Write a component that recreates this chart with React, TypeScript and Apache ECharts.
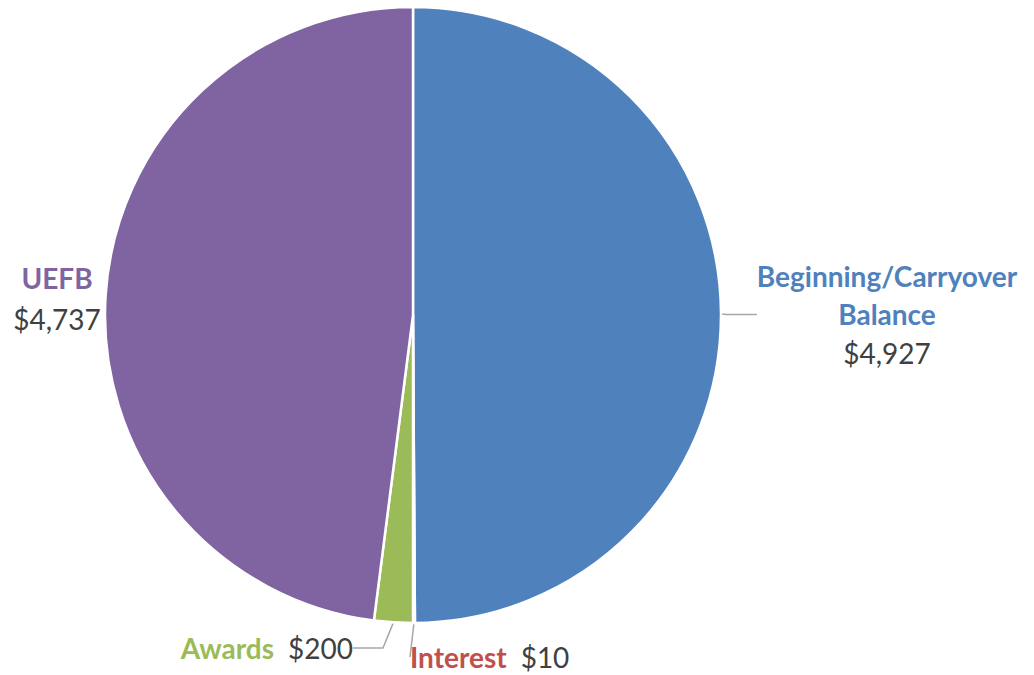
import React, { useEffect, useRef } from "react";
import * as echarts from "echarts";

const categories = ["Beginning/Carryover Balance", "Interest", "Awards", "UEFB"];
const displayNames = ["Beginning/Carryover\nBalance", "Interest", "Awards", "UEFB"];
const values = [4927, 10, 200, 4737];
const colors = ["#4F81BD", "#C0504D", "#9BBB59", "#8064A2"];
const nameStyles = ["nb", "nr", "ng", "np"];

const fmt = (v: number) => "$" + v.toLocaleString("en-US");

export default function App() {
  const ref = useRef<HTMLDivElement>(null);
  useEffect(() => {
    if (!ref.current) return;
    const chart = echarts.init(ref.current, null, { renderer: "svg" });
    const font = "Lato, 'Open Sans', sans-serif";
    const nameRich = (c: string, lh: number) => ({ color: c, fontWeight: "bold" as const, fontSize: 28, fontFamily: font, lineHeight: lh, align: "center" as const });
    const valRich = { color: "#404040", fontSize: 28, fontFamily: font, lineHeight: 40, align: "center" as const };
    const valRichInline = { ...valRich, lineHeight: 30, padding: [0, 0, 0, 14] };
    // label layouts (position only)
    const layouts: any[] = [
      { x: 887, y: 315, align: "center", verticalAlign: "middle" },
      { x: 410, y: 657, align: "left", verticalAlign: "middle" },
      { x: 353, y: 648, align: "right", verticalAlign: "middle" },
      { x: 57, y: 298, align: "center", verticalAlign: "middle" },
    ];
    const data = categories.map((c, i) => {
      const multi = i === 0 || i === 3;
      const sep = multi ? "\n" : "";
      const vStyle = multi ? "v" : "vi";
      const parts = displayNames[i].split("\n").map((p) => `{${nameStyles[i]}|${p}}`).join("\n");
      return {
        name: c,
        value: values[i],
        itemStyle: { color: colors[i] },
        label: {
          formatter: `${parts}${sep}{${vStyle}|${fmt(values[i])}}`,
        },
        labelLine: { show: i !== 3 },
      };
    });
    chart.setOption({
      animation: false,
      series: [
        {
          type: "pie",
          center: [413, 315],
          radius: [0, 308],
          startAngle: 90,
          clockwise: true,
          data,
          itemStyle: { borderColor: "#ffffff", borderWidth: 2.5 },
          label: {
            show: true,
            position: "outside",
            overflow: "none",
            rich: {
              nb: nameRich(colors[0], 38),
              nr: nameRich(colors[1], 30),
              ng: nameRich(colors[2], 30),
              np: nameRich(colors[3], 42),
              v: valRich,
              vi: valRichInline,
            },
          },
          labelLine: { show: true, lineStyle: { color: "#A6A6A6", width: 1.5 } },
          labelLayout: (p: any) => layouts[p.dataIndex],
        },
      ],
    });
    return () => chart.dispose();
  }, []);
  return <div ref={ref} style={{ position: "fixed", left: 0, top: 0, width: 1034, height: 675, background: "#fff" }} />;
}
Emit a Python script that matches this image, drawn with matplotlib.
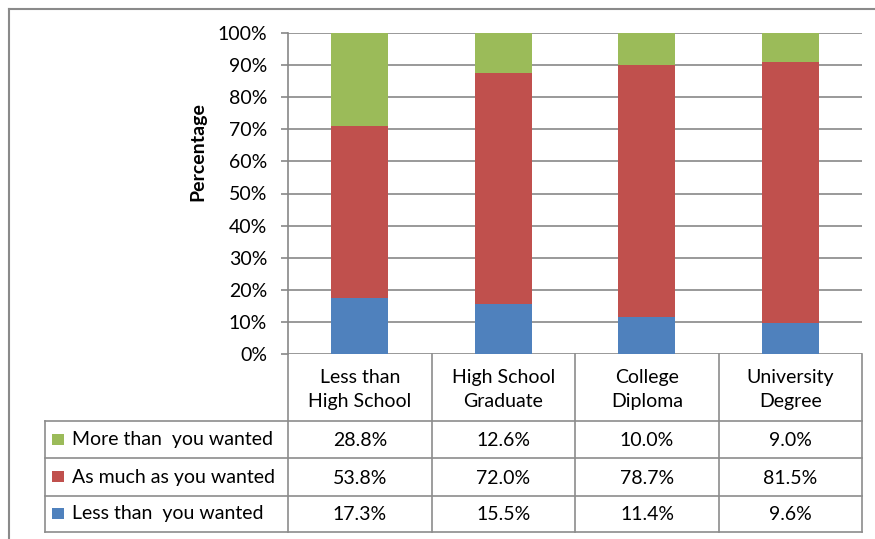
import matplotlib
matplotlib.use("Agg")
import matplotlib.pyplot as plt
from matplotlib.lines import Line2D
from matplotlib.patches import Rectangle
import numpy as np

plt.rcParams['font.family'] = ['Lato', 'DejaVu Sans']

categories = ["Less than\nHigh School", "High School\nGraduate", "College\nDiploma", "University\nDegree"]
series_names = ["More than  you wanted", "As much as you wanted", "Less than  you wanted"]
less_than = [17.3, 15.5, 11.4, 9.6]
as_much = [53.8, 72.0, 78.7, 81.5]
more_than = [28.8, 12.6, 10.0, 9.0]
yticks = [0, 10, 20, 30, 40, 50, 60, 70, 80, 90, 100]

c_green = "#9BBB59"
c_red = "#C0504D"
c_blue = "#4F81BD"
grid_c = "#878787"
FS = 14

W, H = 875, 539
fig = plt.figure(figsize=(W / 100, H / 100), dpi=100)

def fx(px):
    return px / W

def fy(py):
    return 1 - py / H

ax_l, ax_r, ax_t, ax_b = 288, 862, 33, 354
ax = fig.add_axes([fx(ax_l), fy(ax_b), fx(ax_r - ax_l), (ax_b - ax_t) / H])

x = np.arange(len(categories))
bw = 0.4
ax.bar(x, less_than, bw, color=c_blue, zorder=3)
ax.bar(x, as_much, bw, bottom=less_than, color=c_red, zorder=3)
bottom2 = [a + b for a, b in zip(less_than, as_much)]
ax.bar(x, more_than, bw, bottom=bottom2, color=c_green, zorder=3)

ax.set_xlim(-0.5, len(categories) - 0.5)
ax.set_ylim(0, 100)
ax.set_yticks(yticks)
ax.set_yticklabels([f"{v}%" for v in yticks], fontsize=FS)
ax.yaxis.grid(True, color=grid_c, linewidth=1.2, zorder=0)
ax.set_xticks([])
for s in ["top", "right", "bottom"]:
    ax.spines[s].set_visible(False)
ax.spines["left"].set_color(grid_c)
ax.spines["left"].set_linewidth(1.2)
ax.tick_params(axis='y', length=5, color=grid_c, width=1.2, pad=10)
ax.set_ylabel("Percentage", fontsize=FS, fontweight="bold")
ax.yaxis.set_label_coords((206 - ax_l) / (ax_r - ax_l), (ax_b - 152) / (ax_b - ax_t))

# Data table
col_x = [288, 432, 575, 719, 862]
row_y = [354, 421, 458, 496, 532]
tbl_left = 45
lc = "#8C8C8C"
lw = 1.2

def hline(x0, x1, y):
    fig.add_artist(Line2D([fx(x0), fx(x1)], [fy(y), fy(y)], color=lc, lw=lw))

def vline(xp, y0, y1):
    fig.add_artist(Line2D([fx(xp), fx(xp)], [fy(y0), fy(y1)], color=lc, lw=lw))

for y in row_y[1:]:
    hline(tbl_left, col_x[-1], y)
for xp in col_x:
    vline(xp, row_y[0], row_y[-1])
vline(tbl_left, row_y[1], row_y[-1])

for i, cat in enumerate(categories):
    cx = (col_x[i] + col_x[i + 1]) / 2
    fig.text(fx(cx), fy((row_y[0] + row_y[1]) / 2 + 2), cat, ha="center", va="center",
             fontsize=FS, linespacing=1.55)

rows = [(series_names[0], more_than, c_green),
        (series_names[1], as_much, c_red),
        (series_names[2], less_than, c_blue)]
for r, (name, vals, col) in enumerate(rows):
    y0, y1 = row_y[r + 1], row_y[r + 2]
    cy = (y0 + y1) / 2
    fig.add_artist(Rectangle((fx(52), fy(cy + 5)), fx(12), 11 / H, facecolor=col,
                             edgecolor="none", transform=fig.transFigure))
    fig.text(fx(72), fy(cy), name, ha="left", va="center", fontsize=FS)
    for i, v in enumerate(vals):
        cx = (col_x[i] + col_x[i + 1]) / 2
        fig.text(fx(cx), fy(cy + 1), f"{v:.1f}%", ha="center", va="center", fontsize=FS)

# outer chart border
fig.add_artist(Line2D([fx(8.5), fx(8.5)], [fy(8.5), 0], color="#8A8A8A", lw=1.5))
fig.add_artist(Line2D([fx(8.5), 1], [fy(8.5), fy(8.5)], color="#8A8A8A", lw=1.5))

fig.savefig("out.png", dpi=100)
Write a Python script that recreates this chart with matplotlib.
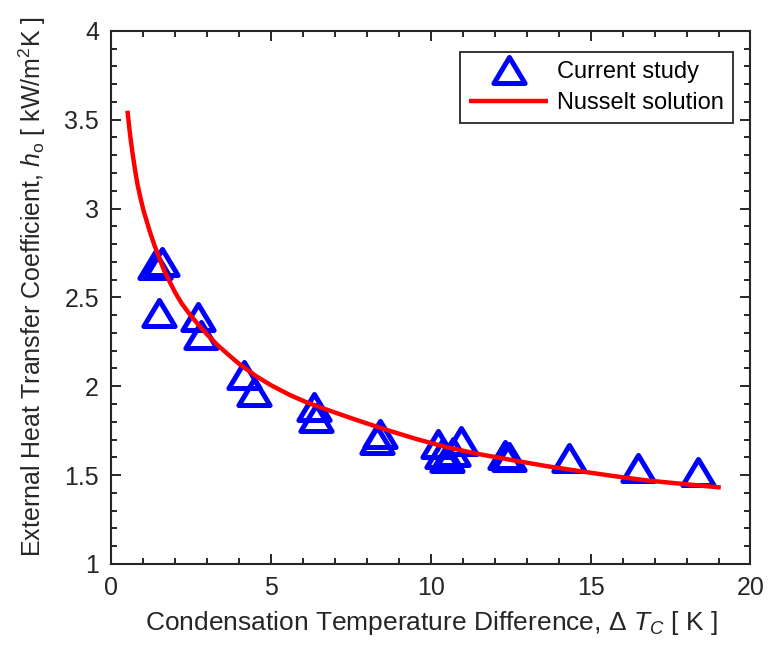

# [What to do]
Retype each record exactly as it stands, but do not include the pictures.

# [Answer to the exercise]
Write a component that recreates this chart with React, TypeScript and Apache ECharts.
import React, { useEffect, useRef } from "react";
import * as echarts from "echarts";

const categories = ["Beginning/Carryover Balance", "Interest", "Awards", "UEFB"];
const displayNames = ["Beginning/Carryover\nBalance", "Interest", "Awards", "UEFB"];
const values = [4927, 10, 200, 4737];
const colors = ["#4F81BD", "#C0504D", "#9BBB59", "#8064A2"];
const nameStyles = ["nb", "nr", "ng", "np"];

const fmt = (v: number) => "$" + v.toLocaleString("en-US");

export default function App() {
  const ref = useRef<HTMLDivElement>(null);
  useEffect(() => {
    if (!ref.current) return;
    const chart = echarts.init(ref.current, null, { renderer: "svg" });
    const font = "Lato, 'Open Sans', sans-serif";
    const nameRich = (c: string, lh: number) => ({ color: c, fontWeight: "bold" as const, fontSize: 28, fontFamily: font, lineHeight: lh, align: "center" as const });
    const valRich = { color: "#404040", fontSize: 28, fontFamily: font, lineHeight: 40, align: "center" as const };
    const valRichInline = { ...valRich, lineHeight: 30, padding: [0, 0, 0, 14] };
    // label layouts (position only)
    const layouts: any[] = [
      { x: 887, y: 315, align: "center", verticalAlign: "middle" },
      { x: 410, y: 657, align: "left", verticalAlign: "middle" },
      { x: 353, y: 648, align: "right", verticalAlign: "middle" },
      { x: 57, y: 298, align: "center", verticalAlign: "middle" },
    ];
    const data = categories.map((c, i) => {
      const multi = i === 0 || i === 3;
      const sep = multi ? "\n" : "";
      const vStyle = multi ? "v" : "vi";
      const parts = displayNames[i].split("\n").map((p) => `{${nameStyles[i]}|${p}}`).join("\n");
      return {
        name: c,
        value: values[i],
        itemStyle: { color: colors[i] },
        label: {
          formatter: `${parts}${sep}{${vStyle}|${fmt(values[i])}}`,
        },
        labelLine: { show: i !== 3 },
      };
    });
    chart.setOption({
      animation: false,
      series: [
        {
          type: "pie",
          center: [413, 315],
          radius: [0, 308],
          startAngle: 90,
          clockwise: true,
          data,
          itemStyle: { borderColor: "#ffffff", borderWidth: 2.5 },
          label: {
            show: true,
            position: "outside",
            overflow: "none",
            rich: {
              nb: nameRich(colors[0], 38),
              nr: nameRich(colors[1], 30),
              ng: nameRich(colors[2], 30),
              np: nameRich(colors[3], 42),
              v: valRich,
              vi: valRichInline,
            },
          },
          labelLine: { show: true, lineStyle: { color: "#A6A6A6", width: 1.5 } },
          labelLayout: (p: any) => layouts[p.dataIndex],
        },
      ],
    });
    return () => chart.dispose();
  }, []);
  return <div ref={ref} style={{ position: "fixed", left: 0, top: 0, width: 1034, height: 675, background: "#fff" }} />;
}
Emit a Python script that matches this image, drawn with matplotlib.
import matplotlib
matplotlib.use("Agg")
import matplotlib.pyplot as plt
from matplotlib.lines import Line2D
from matplotlib.patches import Rectangle
import numpy as np

plt.rcParams['font.family'] = ['Lato', 'DejaVu Sans']

categories = ["Less than\nHigh School", "High School\nGraduate", "College\nDiploma", "University\nDegree"]
series_names = ["More than  you wanted", "As much as you wanted", "Less than  you wanted"]
less_than = [17.3, 15.5, 11.4, 9.6]
as_much = [53.8, 72.0, 78.7, 81.5]
more_than = [28.8, 12.6, 10.0, 9.0]
yticks = [0, 10, 20, 30, 40, 50, 60, 70, 80, 90, 100]

c_green = "#9BBB59"
c_red = "#C0504D"
c_blue = "#4F81BD"
grid_c = "#878787"
FS = 14

W, H = 875, 539
fig = plt.figure(figsize=(W / 100, H / 100), dpi=100)

def fx(px):
    return px / W

def fy(py):
    return 1 - py / H

ax_l, ax_r, ax_t, ax_b = 288, 862, 33, 354
ax = fig.add_axes([fx(ax_l), fy(ax_b), fx(ax_r - ax_l), (ax_b - ax_t) / H])

x = np.arange(len(categories))
bw = 0.4
ax.bar(x, less_than, bw, color=c_blue, zorder=3)
ax.bar(x, as_much, bw, bottom=less_than, color=c_red, zorder=3)
bottom2 = [a + b for a, b in zip(less_than, as_much)]
ax.bar(x, more_than, bw, bottom=bottom2, color=c_green, zorder=3)

ax.set_xlim(-0.5, len(categories) - 0.5)
ax.set_ylim(0, 100)
ax.set_yticks(yticks)
ax.set_yticklabels([f"{v}%" for v in yticks], fontsize=FS)
ax.yaxis.grid(True, color=grid_c, linewidth=1.2, zorder=0)
ax.set_xticks([])
for s in ["top", "right", "bottom"]:
    ax.spines[s].set_visible(False)
ax.spines["left"].set_color(grid_c)
ax.spines["left"].set_linewidth(1.2)
ax.tick_params(axis='y', length=5, color=grid_c, width=1.2, pad=10)
ax.set_ylabel("Percentage", fontsize=FS, fontweight="bold")
ax.yaxis.set_label_coords((206 - ax_l) / (ax_r - ax_l), (ax_b - 152) / (ax_b - ax_t))

# Data table
col_x = [288, 432, 575, 719, 862]
row_y = [354, 421, 458, 496, 532]
tbl_left = 45
lc = "#8C8C8C"
lw = 1.2

def hline(x0, x1, y):
    fig.add_artist(Line2D([fx(x0), fx(x1)], [fy(y), fy(y)], color=lc, lw=lw))

def vline(xp, y0, y1):
    fig.add_artist(Line2D([fx(xp), fx(xp)], [fy(y0), fy(y1)], color=lc, lw=lw))

for y in row_y[1:]:
    hline(tbl_left, col_x[-1], y)
for xp in col_x:
    vline(xp, row_y[0], row_y[-1])
vline(tbl_left, row_y[1], row_y[-1])

for i, cat in enumerate(categories):
    cx = (col_x[i] + col_x[i + 1]) / 2
    fig.text(fx(cx), fy((row_y[0] + row_y[1]) / 2 + 2), cat, ha="center", va="center",
             fontsize=FS, linespacing=1.55)

rows = [(series_names[0], more_than, c_green),
        (series_names[1], as_much, c_red),
        (series_names[2], less_than, c_blue)]
for r, (name, vals, col) in enumerate(rows):
    y0, y1 = row_y[r + 1], row_y[r + 2]
    cy = (y0 + y1) / 2
    fig.add_artist(Rectangle((fx(52), fy(cy + 5)), fx(12), 11 / H, facecolor=col,
                             edgecolor="none", transform=fig.transFigure))
    fig.text(fx(72), fy(cy), name, ha="left", va="center", fontsize=FS)
    for i, v in enumerate(vals):
        cx = (col_x[i] + col_x[i + 1]) / 2
        fig.text(fx(cx), fy(cy + 1), f"{v:.1f}%", ha="center", va="center", fontsize=FS)

# outer chart border
fig.add_artist(Line2D([fx(8.5), fx(8.5)], [fy(8.5), 0], color="#8A8A8A", lw=1.5))
fig.add_artist(Line2D([fx(8.5), 1], [fy(8.5), fy(8.5)], color="#8A8A8A", lw=1.5))

fig.savefig("out.png", dpi=100)
Write a Python script that recreates this chart with matplotlib.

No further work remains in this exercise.